Chapter 22: Here Everyone Is the Best

He painted his stars as spirals. Everybody laughed, because stars are not spirals. Just recently, physicists have come to the idea that stars are spirals - just because of their distance we cannot see that they are spirals - and Van Gogh was for the first time validated by science. A hundred years before, with naked eyes, with no scientific instruments.the man’s clarity must have been immense. His love must have been so enormous, his silence so penetrating, that it reached to the farthest stars without any instruments, without any support. Everybody was against him, but he painted stars as spirals.

A man should live according to his heart. Even if he remains a beggar, he will have a dignity which even a king cannot have. The king can lose his dignity within minutes. A man should work not out of fear and comparison and to defeat someone, but to express his own genius. And everybody has a genius of some kind.

Now something for Deva Satyarthi to laugh. I don’t want anybody to be serious here. It is a temple of love, a temple of laughter. Seriousness is considered sickness by me.

A woman is out riding one day when she falls off her horse and shoots straight through a hedge, where her jeans and sweater are torn off. She is lying naked and unconscious in the field when Father Murphy comes by on his bicycle.

Seeing the naked girl, he runs over to see what has happened, but not knowing what to do, he places his black priest’s hat over her pussy and jumps on his bicycle to go and get help.

Just then, Paddy and Sean stagger out of the pub and go over to the hedge to take a piss.

Seeing the girl lying there, Paddy turns to Sean and says, “Look, that girl seems to be in trouble.”

“She is,” says Sean, “and the first thing we’ve got to do is to get Father Murphy out of there.”

A young cowboy, in the wild west for the first time, finds himself in a town without women. At the local saloon, he asks the other cowboys how they manage without women, and they tell him to find a sheep or a cow for a companion.

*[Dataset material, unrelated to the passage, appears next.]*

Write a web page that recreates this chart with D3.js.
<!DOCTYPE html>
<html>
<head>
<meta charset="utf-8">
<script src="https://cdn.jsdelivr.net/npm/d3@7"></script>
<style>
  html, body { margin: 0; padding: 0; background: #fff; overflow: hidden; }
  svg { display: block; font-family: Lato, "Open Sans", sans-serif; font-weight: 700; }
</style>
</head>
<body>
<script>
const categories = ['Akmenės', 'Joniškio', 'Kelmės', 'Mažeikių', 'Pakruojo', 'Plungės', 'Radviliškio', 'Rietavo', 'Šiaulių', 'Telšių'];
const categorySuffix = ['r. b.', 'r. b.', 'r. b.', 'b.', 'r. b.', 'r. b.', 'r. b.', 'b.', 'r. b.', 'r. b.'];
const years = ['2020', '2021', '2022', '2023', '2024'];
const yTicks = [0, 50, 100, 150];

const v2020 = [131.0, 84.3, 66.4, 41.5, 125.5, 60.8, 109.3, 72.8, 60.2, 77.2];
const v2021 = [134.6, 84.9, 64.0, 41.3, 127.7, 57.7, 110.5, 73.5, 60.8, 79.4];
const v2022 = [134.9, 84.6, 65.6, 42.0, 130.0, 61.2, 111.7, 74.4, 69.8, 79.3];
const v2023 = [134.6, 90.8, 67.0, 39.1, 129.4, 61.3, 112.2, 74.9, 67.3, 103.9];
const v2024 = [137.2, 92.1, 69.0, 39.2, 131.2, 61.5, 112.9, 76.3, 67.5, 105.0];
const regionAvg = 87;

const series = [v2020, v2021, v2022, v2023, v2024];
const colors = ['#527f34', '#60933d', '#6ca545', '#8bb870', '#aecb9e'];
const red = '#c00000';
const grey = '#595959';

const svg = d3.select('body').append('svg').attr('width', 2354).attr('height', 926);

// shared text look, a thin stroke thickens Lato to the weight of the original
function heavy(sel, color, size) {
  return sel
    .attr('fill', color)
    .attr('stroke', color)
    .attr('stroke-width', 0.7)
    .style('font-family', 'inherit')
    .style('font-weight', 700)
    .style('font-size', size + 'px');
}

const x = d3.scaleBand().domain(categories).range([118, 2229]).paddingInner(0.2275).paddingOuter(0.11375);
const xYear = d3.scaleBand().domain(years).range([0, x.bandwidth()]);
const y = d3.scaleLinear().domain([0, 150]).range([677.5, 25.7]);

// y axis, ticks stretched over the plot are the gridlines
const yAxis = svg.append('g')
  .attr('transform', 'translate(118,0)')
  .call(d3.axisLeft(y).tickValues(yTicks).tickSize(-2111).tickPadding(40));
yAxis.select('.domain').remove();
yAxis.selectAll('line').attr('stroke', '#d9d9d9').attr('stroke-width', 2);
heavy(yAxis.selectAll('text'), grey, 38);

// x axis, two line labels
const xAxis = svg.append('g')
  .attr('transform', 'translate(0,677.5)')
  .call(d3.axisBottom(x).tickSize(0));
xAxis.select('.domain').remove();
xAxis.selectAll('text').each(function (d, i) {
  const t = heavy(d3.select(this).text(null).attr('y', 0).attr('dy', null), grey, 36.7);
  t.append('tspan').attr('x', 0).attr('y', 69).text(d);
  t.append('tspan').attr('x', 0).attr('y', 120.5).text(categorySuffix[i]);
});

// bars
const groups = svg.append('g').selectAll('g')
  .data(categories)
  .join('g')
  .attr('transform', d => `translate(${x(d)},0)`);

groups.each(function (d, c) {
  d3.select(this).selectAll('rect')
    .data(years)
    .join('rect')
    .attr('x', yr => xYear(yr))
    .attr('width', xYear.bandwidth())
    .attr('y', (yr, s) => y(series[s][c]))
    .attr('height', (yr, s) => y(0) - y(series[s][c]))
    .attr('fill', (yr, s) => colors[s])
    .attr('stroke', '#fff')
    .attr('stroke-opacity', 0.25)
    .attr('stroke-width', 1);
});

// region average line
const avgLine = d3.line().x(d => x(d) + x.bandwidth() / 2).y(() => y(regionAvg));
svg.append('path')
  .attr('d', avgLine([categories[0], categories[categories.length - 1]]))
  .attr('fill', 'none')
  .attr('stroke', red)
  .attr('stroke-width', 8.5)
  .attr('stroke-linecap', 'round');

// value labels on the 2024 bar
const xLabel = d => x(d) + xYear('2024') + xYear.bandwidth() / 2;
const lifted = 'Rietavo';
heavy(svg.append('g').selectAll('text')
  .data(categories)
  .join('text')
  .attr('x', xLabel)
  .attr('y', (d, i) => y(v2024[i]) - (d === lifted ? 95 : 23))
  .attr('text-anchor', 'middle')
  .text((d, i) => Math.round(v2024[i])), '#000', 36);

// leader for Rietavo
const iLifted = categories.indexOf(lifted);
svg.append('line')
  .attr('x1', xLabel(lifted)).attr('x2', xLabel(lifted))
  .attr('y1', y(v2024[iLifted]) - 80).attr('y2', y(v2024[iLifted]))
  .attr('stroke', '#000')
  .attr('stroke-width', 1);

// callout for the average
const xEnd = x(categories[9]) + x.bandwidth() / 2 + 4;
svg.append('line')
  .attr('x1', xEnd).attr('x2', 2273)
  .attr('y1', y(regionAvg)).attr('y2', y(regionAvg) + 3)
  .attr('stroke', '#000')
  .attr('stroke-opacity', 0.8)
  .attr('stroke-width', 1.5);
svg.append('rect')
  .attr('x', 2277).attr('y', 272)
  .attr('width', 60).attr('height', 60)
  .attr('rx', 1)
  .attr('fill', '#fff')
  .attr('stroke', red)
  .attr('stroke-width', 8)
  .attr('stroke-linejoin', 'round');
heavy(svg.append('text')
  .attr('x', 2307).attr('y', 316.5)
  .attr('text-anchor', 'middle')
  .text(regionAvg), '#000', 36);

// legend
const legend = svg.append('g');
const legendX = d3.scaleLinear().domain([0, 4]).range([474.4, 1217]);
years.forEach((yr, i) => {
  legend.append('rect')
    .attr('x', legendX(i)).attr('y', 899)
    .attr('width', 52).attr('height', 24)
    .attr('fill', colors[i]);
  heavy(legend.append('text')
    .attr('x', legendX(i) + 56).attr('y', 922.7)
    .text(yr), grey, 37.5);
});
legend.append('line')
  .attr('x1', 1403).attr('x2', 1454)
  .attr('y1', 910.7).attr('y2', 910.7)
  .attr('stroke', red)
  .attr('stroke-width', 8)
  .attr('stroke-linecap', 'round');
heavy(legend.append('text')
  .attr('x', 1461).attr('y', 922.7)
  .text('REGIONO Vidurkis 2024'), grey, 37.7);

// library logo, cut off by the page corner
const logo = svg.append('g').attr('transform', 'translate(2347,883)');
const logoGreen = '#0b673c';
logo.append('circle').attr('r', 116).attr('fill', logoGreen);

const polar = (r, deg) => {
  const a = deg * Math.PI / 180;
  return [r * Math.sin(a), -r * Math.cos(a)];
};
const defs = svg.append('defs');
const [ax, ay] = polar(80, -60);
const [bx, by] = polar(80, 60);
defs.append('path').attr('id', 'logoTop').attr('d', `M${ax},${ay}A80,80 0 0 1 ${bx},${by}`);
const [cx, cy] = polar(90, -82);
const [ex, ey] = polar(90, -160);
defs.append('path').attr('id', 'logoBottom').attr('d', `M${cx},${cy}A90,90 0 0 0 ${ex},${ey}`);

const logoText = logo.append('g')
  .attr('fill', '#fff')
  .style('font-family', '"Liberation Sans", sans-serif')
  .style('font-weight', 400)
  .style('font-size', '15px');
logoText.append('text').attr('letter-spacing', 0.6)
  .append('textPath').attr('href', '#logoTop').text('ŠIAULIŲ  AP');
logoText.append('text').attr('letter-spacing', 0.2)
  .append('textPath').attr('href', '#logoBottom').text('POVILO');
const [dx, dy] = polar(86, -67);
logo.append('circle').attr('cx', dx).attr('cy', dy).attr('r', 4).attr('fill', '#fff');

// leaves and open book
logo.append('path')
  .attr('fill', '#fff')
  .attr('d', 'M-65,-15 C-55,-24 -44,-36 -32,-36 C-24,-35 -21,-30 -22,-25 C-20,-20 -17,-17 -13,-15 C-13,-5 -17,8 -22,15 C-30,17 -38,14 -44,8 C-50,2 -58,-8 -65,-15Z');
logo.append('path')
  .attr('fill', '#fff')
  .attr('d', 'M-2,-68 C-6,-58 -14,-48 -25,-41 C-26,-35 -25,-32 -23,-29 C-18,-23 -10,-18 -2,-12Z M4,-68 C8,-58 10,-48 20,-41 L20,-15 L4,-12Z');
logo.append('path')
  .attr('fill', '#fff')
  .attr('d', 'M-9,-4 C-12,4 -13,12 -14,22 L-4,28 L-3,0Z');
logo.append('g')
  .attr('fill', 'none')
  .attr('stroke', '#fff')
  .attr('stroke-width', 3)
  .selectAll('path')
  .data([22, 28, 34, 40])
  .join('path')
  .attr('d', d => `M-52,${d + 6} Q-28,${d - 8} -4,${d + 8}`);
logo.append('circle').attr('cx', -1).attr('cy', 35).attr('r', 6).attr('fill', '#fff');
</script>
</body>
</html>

A few days later, the young man walks in with a pig. He sits her down at a table and then walks over to the bar and says, “I will have a large whiskey for myself and a root beer for the young lady.”

The bartender reaches below the bar and brings out his shotgun. He points it at the young man, who starts to back away.

“I don’t understand,” he says. “You told me I could find a companion.”

“I know,” replies the bartender, taking aim.

“Then why are you pointing that gun at me?” cries the cowboy.

“We told you to find a companion,” says the bartender, “but not the sheriff’s wife.”